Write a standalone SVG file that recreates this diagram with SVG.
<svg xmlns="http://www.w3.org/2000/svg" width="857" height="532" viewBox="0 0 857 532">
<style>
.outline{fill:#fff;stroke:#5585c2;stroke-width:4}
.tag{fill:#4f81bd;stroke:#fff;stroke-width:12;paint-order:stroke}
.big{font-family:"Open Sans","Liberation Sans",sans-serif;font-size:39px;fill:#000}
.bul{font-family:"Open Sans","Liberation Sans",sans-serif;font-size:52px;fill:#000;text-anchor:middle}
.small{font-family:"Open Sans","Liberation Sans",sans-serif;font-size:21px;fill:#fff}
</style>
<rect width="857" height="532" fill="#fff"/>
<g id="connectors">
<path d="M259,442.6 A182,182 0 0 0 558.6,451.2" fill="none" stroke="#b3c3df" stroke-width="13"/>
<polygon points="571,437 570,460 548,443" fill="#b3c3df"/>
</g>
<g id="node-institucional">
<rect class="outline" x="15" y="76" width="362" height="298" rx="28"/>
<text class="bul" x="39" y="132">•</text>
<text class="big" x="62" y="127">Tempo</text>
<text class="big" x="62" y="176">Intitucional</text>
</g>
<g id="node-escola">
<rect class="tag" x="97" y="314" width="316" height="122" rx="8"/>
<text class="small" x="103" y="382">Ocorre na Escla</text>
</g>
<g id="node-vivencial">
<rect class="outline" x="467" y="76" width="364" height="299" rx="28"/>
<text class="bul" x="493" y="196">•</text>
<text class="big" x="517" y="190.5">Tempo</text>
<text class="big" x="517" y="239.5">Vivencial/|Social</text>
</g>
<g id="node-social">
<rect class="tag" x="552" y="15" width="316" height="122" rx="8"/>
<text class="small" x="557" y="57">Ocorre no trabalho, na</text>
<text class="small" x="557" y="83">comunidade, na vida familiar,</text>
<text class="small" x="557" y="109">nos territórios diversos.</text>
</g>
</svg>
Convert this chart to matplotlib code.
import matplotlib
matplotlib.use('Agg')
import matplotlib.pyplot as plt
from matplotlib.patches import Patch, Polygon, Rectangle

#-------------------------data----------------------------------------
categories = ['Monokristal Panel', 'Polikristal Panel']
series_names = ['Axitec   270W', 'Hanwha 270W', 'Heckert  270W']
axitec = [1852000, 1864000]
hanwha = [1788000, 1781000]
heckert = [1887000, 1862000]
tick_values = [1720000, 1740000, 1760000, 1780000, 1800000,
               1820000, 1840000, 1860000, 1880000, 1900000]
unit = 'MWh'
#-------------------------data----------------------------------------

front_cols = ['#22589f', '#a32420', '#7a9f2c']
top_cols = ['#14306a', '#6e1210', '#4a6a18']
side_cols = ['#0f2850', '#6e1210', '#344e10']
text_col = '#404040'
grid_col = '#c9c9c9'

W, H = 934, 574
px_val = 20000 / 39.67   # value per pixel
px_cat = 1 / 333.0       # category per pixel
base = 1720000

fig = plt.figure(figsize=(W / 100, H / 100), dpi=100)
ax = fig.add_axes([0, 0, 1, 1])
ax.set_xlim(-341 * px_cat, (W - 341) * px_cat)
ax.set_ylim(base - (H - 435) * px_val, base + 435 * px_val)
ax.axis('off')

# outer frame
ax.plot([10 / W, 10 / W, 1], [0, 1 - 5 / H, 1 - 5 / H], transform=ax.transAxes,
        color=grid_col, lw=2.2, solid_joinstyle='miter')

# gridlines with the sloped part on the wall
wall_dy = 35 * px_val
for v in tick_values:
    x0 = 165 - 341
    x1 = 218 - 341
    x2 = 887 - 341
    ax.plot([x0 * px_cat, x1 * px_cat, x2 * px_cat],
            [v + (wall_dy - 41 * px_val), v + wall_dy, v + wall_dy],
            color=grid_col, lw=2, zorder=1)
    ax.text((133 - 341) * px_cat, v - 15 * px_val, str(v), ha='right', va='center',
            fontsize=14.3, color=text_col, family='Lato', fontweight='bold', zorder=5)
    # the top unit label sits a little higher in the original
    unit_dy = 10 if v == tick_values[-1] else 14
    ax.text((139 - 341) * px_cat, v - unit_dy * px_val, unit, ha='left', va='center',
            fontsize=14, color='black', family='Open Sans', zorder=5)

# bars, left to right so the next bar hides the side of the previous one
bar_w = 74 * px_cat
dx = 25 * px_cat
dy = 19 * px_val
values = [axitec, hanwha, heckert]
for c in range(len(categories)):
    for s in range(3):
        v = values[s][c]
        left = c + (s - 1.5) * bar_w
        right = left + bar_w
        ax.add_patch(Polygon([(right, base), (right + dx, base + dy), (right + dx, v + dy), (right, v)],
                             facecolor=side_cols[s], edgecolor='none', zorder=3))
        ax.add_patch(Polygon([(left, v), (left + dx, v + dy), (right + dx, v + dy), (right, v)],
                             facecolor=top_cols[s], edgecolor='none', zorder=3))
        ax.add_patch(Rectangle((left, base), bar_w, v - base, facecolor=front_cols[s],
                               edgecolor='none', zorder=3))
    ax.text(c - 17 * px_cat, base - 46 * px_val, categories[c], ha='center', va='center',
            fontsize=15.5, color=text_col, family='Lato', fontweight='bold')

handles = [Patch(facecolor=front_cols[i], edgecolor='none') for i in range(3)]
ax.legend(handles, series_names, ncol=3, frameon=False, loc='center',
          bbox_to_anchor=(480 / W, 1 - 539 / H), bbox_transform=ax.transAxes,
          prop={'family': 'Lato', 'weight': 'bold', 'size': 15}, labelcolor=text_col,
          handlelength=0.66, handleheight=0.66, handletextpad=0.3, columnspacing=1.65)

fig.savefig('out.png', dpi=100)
**********
- EXERCISE PROMPT: Retype, exactly and in full, the lines above from the one containing "Convert this chart to matplotlib code." through the one containing "color=grid_col, lw=2.2, solid_joinstyle='miter')".

- CORRECT OUTPUT:
Convert this chart to matplotlib code.
import matplotlib
matplotlib.use('Agg')
import matplotlib.pyplot as plt
from matplotlib.patches import Patch, Polygon, Rectangle

#-------------------------data----------------------------------------
categories = ['Monokristal Panel', 'Polikristal Panel']
series_names = ['Axitec   270W', 'Hanwha 270W', 'Heckert  270W']
axitec = [1852000, 1864000]
hanwha = [1788000, 1781000]
heckert = [1887000, 1862000]
tick_values = [1720000, 1740000, 1760000, 1780000, 1800000,
               1820000, 1840000, 1860000, 1880000, 1900000]
unit = 'MWh'
#-------------------------data----------------------------------------

front_cols = ['#22589f', '#a32420', '#7a9f2c']
top_cols = ['#14306a', '#6e1210', '#4a6a18']
side_cols = ['#0f2850', '#6e1210', '#344e10']
text_col = '#404040'
grid_col = '#c9c9c9'

W, H = 934, 574
px_val = 20000 / 39.67   # value per pixel
px_cat = 1 / 333.0       # category per pixel
base = 1720000

fig = plt.figure(figsize=(W / 100, H / 100), dpi=100)
ax = fig.add_axes([0, 0, 1, 1])
ax.set_xlim(-341 * px_cat, (W - 341) * px_cat)
ax.set_ylim(base - (H - 435) * px_val, base + 435 * px_val)
ax.axis('off')

# outer frame
ax.plot([10 / W, 10 / W, 1], [0, 1 - 5 / H, 1 - 5 / H], transform=ax.transAxes,
        color=grid_col, lw=2.2, solid_joinstyle='miter')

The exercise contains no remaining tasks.